• _TASK TO CARRY OUT_:
Copy out the data below from the line containing "Convert this chart to Bokeh code." to the line containing "from bokeh.resources import INLINE", both lines included, with all images left out.

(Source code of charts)
>> Start

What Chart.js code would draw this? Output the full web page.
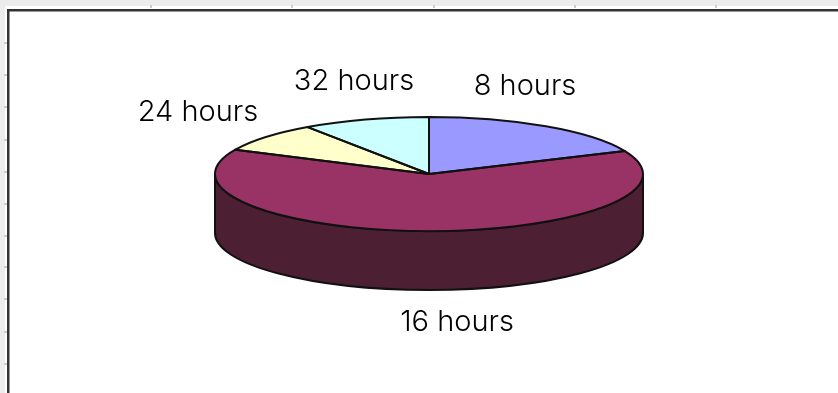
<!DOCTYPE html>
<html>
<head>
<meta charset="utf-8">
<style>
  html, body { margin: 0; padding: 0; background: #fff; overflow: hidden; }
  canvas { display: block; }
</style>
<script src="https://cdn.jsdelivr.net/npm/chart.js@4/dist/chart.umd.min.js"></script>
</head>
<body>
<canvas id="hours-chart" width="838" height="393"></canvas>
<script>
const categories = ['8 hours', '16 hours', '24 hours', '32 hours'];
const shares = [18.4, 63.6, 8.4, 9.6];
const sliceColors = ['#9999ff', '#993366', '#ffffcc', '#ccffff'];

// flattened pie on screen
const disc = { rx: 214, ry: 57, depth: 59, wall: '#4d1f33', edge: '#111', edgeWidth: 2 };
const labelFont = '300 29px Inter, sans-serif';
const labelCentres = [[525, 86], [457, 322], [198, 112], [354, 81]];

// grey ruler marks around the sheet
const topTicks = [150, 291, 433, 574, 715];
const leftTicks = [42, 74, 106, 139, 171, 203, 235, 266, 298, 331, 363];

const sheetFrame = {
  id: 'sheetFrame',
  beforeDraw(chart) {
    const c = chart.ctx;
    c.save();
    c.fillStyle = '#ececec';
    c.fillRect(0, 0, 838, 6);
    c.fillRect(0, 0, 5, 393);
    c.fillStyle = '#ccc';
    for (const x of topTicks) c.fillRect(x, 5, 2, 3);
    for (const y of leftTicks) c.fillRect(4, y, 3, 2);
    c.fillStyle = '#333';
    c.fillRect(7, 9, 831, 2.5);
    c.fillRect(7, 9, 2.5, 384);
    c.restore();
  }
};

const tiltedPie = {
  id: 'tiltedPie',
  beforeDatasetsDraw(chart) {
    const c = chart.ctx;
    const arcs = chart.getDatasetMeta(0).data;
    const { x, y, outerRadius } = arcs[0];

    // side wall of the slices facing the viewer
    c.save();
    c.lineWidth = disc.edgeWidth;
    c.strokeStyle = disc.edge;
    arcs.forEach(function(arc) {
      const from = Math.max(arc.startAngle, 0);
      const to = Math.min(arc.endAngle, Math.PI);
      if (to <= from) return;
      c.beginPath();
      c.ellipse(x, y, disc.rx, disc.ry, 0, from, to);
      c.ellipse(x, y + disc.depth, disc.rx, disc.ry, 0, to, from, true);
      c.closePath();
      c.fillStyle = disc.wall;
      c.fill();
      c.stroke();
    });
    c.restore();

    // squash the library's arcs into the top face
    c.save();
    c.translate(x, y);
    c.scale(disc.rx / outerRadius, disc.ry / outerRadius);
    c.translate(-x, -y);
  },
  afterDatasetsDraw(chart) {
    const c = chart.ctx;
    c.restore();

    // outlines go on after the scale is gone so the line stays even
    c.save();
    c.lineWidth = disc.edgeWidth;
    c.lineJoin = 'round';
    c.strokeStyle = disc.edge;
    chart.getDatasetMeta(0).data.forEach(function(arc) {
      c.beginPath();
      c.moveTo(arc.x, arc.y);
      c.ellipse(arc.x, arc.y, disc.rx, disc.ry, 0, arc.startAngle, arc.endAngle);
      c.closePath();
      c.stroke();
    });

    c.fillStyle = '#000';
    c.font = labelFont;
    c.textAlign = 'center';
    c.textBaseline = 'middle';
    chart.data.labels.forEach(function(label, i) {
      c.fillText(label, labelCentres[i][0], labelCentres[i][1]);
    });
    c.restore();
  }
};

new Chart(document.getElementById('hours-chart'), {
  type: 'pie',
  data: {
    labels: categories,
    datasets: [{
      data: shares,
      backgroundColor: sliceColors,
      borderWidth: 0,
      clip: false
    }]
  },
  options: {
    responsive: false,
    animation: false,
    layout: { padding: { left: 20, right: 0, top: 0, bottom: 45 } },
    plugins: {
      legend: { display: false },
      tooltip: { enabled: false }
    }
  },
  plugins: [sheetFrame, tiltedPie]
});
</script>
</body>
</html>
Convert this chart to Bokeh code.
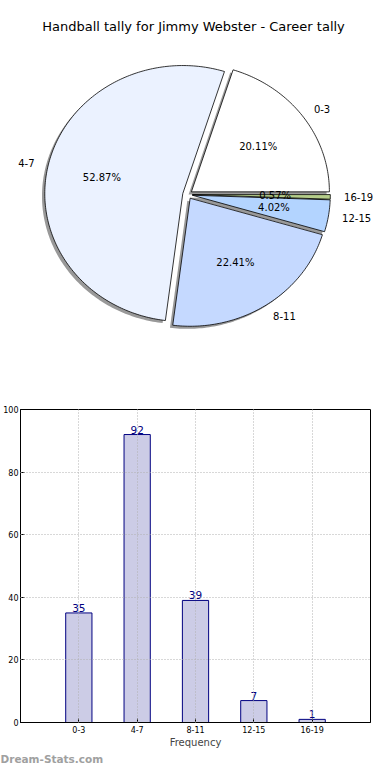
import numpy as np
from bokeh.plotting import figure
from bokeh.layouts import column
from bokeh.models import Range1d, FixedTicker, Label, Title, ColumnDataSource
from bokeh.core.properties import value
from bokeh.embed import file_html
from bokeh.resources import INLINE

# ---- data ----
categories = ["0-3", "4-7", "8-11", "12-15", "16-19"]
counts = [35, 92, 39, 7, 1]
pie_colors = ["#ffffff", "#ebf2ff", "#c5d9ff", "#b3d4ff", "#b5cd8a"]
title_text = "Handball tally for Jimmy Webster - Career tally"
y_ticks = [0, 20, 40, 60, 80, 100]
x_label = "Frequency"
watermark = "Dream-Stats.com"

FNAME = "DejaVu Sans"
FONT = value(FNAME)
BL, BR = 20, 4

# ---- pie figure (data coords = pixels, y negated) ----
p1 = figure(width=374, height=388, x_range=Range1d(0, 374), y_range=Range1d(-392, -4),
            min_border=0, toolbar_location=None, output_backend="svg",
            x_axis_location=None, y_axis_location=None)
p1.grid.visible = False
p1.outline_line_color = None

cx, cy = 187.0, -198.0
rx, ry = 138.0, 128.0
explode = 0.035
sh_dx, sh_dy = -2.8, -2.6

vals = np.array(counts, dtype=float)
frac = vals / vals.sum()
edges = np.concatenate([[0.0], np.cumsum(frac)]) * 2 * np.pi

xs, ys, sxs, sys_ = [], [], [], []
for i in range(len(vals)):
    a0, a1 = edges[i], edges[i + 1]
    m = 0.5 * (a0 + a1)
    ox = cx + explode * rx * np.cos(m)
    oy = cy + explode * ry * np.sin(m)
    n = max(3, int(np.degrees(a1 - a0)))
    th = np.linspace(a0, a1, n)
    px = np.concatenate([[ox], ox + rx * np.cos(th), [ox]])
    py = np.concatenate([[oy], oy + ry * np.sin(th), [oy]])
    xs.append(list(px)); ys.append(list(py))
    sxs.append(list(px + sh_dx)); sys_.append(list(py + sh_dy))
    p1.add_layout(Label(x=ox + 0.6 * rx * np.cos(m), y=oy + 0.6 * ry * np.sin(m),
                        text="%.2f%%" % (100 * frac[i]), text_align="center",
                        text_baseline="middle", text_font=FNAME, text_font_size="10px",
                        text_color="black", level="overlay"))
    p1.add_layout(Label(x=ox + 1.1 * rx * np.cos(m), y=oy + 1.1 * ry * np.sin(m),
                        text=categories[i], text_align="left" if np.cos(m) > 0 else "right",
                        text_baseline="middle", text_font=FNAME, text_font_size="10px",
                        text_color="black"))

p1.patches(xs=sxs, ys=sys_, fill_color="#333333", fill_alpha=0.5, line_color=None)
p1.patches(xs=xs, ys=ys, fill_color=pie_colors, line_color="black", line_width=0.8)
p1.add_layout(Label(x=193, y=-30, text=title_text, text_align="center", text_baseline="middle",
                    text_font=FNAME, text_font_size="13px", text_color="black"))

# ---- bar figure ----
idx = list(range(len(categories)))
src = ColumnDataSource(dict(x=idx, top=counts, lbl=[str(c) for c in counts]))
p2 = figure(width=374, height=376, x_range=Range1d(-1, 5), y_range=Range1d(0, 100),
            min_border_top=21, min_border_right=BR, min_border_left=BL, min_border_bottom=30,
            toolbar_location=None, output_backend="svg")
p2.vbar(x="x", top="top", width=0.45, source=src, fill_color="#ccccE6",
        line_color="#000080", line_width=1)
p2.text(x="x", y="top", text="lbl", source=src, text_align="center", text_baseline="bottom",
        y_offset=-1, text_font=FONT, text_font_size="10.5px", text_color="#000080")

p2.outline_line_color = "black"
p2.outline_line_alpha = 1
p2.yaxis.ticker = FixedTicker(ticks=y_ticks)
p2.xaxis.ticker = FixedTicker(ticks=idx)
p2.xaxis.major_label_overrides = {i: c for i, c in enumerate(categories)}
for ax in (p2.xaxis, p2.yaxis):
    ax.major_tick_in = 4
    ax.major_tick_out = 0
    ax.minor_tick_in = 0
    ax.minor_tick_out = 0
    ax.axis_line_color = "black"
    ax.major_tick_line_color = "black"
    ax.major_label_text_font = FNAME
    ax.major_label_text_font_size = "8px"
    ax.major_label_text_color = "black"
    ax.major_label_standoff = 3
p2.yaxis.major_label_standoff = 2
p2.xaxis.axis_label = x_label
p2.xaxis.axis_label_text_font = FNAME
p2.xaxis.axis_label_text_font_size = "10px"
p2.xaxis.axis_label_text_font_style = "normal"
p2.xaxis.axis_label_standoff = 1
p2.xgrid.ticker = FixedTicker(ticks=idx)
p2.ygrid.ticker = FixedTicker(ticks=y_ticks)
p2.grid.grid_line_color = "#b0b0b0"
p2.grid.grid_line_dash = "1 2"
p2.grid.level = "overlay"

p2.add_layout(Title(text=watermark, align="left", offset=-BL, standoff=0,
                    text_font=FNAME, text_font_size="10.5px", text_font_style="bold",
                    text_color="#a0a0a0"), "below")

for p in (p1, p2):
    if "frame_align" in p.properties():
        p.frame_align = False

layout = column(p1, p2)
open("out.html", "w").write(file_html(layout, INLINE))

>> End

• _THE ANSWER_:
Convert this chart to Bokeh code.
import numpy as np
from bokeh.plotting import figure
from bokeh.layouts import column
from bokeh.models import Range1d, FixedTicker, Label, Title, ColumnDataSource
from bokeh.core.properties import value
from bokeh.embed import file_html
from bokeh.resources import INLINE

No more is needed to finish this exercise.